Cramer likes what's hot right now, including agriculture, natural gas and gold. And that goes well with his mantra, "There's always a bull market somewhere, and I promise to try and find it for you."
So who's right... Manic Jim or Super-Serene Warren? Both/Neither!
In essence, the difference between both is as old as the origins of stock markets; that is, there's the "value" approach that seeks bargains that may not prove worthy until the tortoise crosses the finish line. Then there's crazy, mad momentum, where one buys something because it's going up faster than all comers.
Granted, Cramer frequently talks about fundamentals. But he is more likely to change his tune depending on which way the prevailing momentum winds are blowing.
I view both men with respect for their accomplishments as well as each man's unique contributions to society. Yet I respectfully disagree with the idea that "value" is best or that "growth/momentum" is more crucial. (Let's face it... different styles look good at different times.)

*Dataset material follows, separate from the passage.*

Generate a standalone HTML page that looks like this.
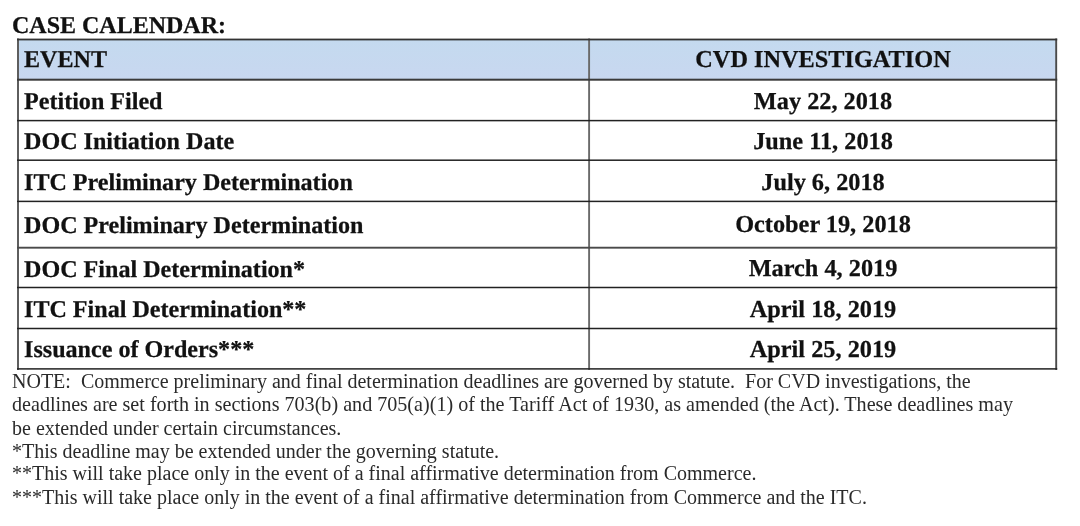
<!DOCTYPE html>
<html><head><meta charset="utf-8"><style>
html,body{margin:0;padding:0;background:#fff;}
body{width:1080px;height:526px;position:relative;overflow:hidden;font-family:"Liberation Serif",serif;}
.t{position:absolute;white-space:nowrap;will-change:transform;}
.g{text-rendering:geometricPrecision;-webkit-text-stroke:0.25px #111;}
.hl{position:absolute;background:#262626;}
.vl{position:absolute;background:#5a5a5a;}
</style></head><body>
<div style="position:absolute;left:18px;top:39.5px;width:1038.2px;height:40.2px;background:linear-gradient(#c4daef,#c8d7f0)"></div>
<svg style="position:absolute;left:0;top:0" width="1080" height="526" shape-rendering="geometricPrecision"><rect x="17.00" y="38.5" width="2.0" height="331.4" fill="#5e5e5e"/><rect x="588.15" y="38.5" width="1.9" height="331.4" fill="#6a6a6a"/><rect x="1055.25" y="38.5" width="1.9" height="331.4" fill="#4a4a4a"/><rect x="17" y="38.60" width="1040.2" height="1.8" fill="#333"/><rect x="17" y="78.70" width="1040.2" height="2.0" fill="#3a3a3a"/><rect x="17" y="119.85" width="1040.2" height="1.5" fill="#222"/><rect x="17" y="159.45" width="1040.2" height="1.5" fill="#222"/><rect x="17" y="200.65" width="1040.2" height="1.5" fill="#222"/><rect x="17" y="246.75" width="1040.2" height="1.9" fill="#4a4a4a"/><rect x="17" y="286.75" width="1040.2" height="1.5" fill="#222"/><rect x="17" y="327.75" width="1040.2" height="1.5" fill="#222"/><rect x="17" y="368.15" width="1040.2" height="1.5" fill="#222"/></svg>
<div class="t g" style="left:12px;top:14.20px;font-size:24px;line-height:24px;font-weight:bold;color:#111">CASE CALENDAR:</div>
<div class="t g" style="left:24.25px;top:48.32px;font-size:24.1px;line-height:24.1px;font-weight:bold;color:#111">EVENT</div>
<div class="t g" style="left:523.1500000000001px;width:600px;text-align:center;top:48.15px;font-size:24.3px;line-height:24.3px;font-weight:bold;color:#111">CVD INVESTIGATION</div>
<div class="t g" style="left:24.25px;top:89.82px;font-size:24.1px;line-height:24.1px;font-weight:bold;color:#111">Petition Filed</div>
<div class="t g" style="left:523.1500000000001px;width:600px;text-align:center;top:89.65px;font-size:24.3px;line-height:24.3px;font-weight:bold;color:#111">May 22, 2018</div>
<div class="t g" style="left:24.25px;top:130.12px;font-size:24.1px;line-height:24.1px;font-weight:bold;color:#111">DOC Initiation Date</div>
<div class="t g" style="left:523.1500000000001px;width:600px;text-align:center;top:129.95px;font-size:24.3px;line-height:24.3px;font-weight:bold;color:#111">June 11, 2018</div>
<div class="t g" style="left:24.25px;top:170.82px;font-size:24.1px;line-height:24.1px;font-weight:bold;color:#111">ITC Preliminary Determination</div>
<div class="t g" style="left:523.1500000000001px;width:600px;text-align:center;top:170.65px;font-size:24.3px;line-height:24.3px;font-weight:bold;color:#111">July 6, 2018</div>
<div class="t g" style="left:24.25px;top:213.52px;font-size:24.1px;line-height:24.1px;font-weight:bold;color:#111">DOC Preliminary Determination</div>
<div class="t g" style="left:523.1500000000001px;width:600px;text-align:center;top:213.35px;font-size:24.3px;line-height:24.3px;font-weight:bold;color:#111">October 19, 2018</div>
<div class="t g" style="left:24.25px;top:257.52px;font-size:24.1px;line-height:24.1px;font-weight:bold;color:#111">DOC Final Determination*</div>
<div class="t g" style="left:523.1500000000001px;width:600px;text-align:center;top:257.35px;font-size:24.3px;line-height:24.3px;font-weight:bold;color:#111">March 4, 2019</div>
<div class="t g" style="left:24.25px;top:298.12px;font-size:24.1px;line-height:24.1px;font-weight:bold;color:#111">ITC Final Determination**</div>
<div class="t g" style="left:523.1500000000001px;width:600px;text-align:center;top:297.95px;font-size:24.3px;line-height:24.3px;font-weight:bold;color:#111">April 18, 2019</div>
<div class="t g" style="left:24.25px;top:338.12px;font-size:24.1px;line-height:24.1px;font-weight:bold;color:#111">Issuance of Orders***</div>
<div class="t g" style="left:523.1500000000001px;width:600px;text-align:center;top:337.95px;font-size:24.3px;line-height:24.3px;font-weight:bold;color:#111">April 25, 2019</div>
<div class="t" style="left:12px;top:371.25px;font-size:20px;line-height:20px;font-weight:normal;color:#2a2a2a">NOTE:&nbsp; Commerce preliminary and final determination deadlines are governed by statute.&nbsp; For CVD investigations, the</div>
<div class="t" style="left:12px;top:393.85px;font-size:20.12px;line-height:20.12px;font-weight:normal;color:#2a2a2a">deadlines are set forth in sections 703(b) and 705(a)(1) of the Tariff Act of 1930, as amended (the Act). These deadlines may</div>
<div class="t" style="left:12px;top:417.95px;font-size:20px;line-height:20px;font-weight:normal;color:#2a2a2a">be extended under certain circumstances.</div>
<div class="t" style="left:12px;top:441.25px;font-size:20px;line-height:20px;font-weight:normal;color:#2a2a2a">*This deadline may be extended under the governing statute.</div>
<div class="t" style="left:12px;top:463.25px;font-size:20px;line-height:20px;font-weight:normal;color:#2a2a2a">**This will take place only in the event of a final affirmative determination from Commerce.</div>
<div class="t" style="left:12px;top:486.75px;font-size:20px;line-height:20px;font-weight:normal;color:#2a2a2a">***This will take place only in the event of a final affirmative determination from Commerce and the ITC.</div>
</body></html>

Still, Cramer is right when he expresses skepticism of holding-n-hoping for a decade. Ask those who purchased the brightest stars of 2000 (Microsoft (MSFT), Cisco (CSCO), GE (GE), Disney (DIS)) whether they are pleased with having lost money over 8 years. (And I didn't even mention the Enrons, Worldcoms, KMarts or Countrywides that many chose to hold.)
In truth, one is best served by seeking out long-term investments. As long as your "value" or "growth/momentum" choice is working -- 10 years, 10 months, 10 weeks, 10 days -- you would keep it. When it is not working, as defined by your tolerance for downside risk, your greatest success will come from the wisdom of avoiding the big loss.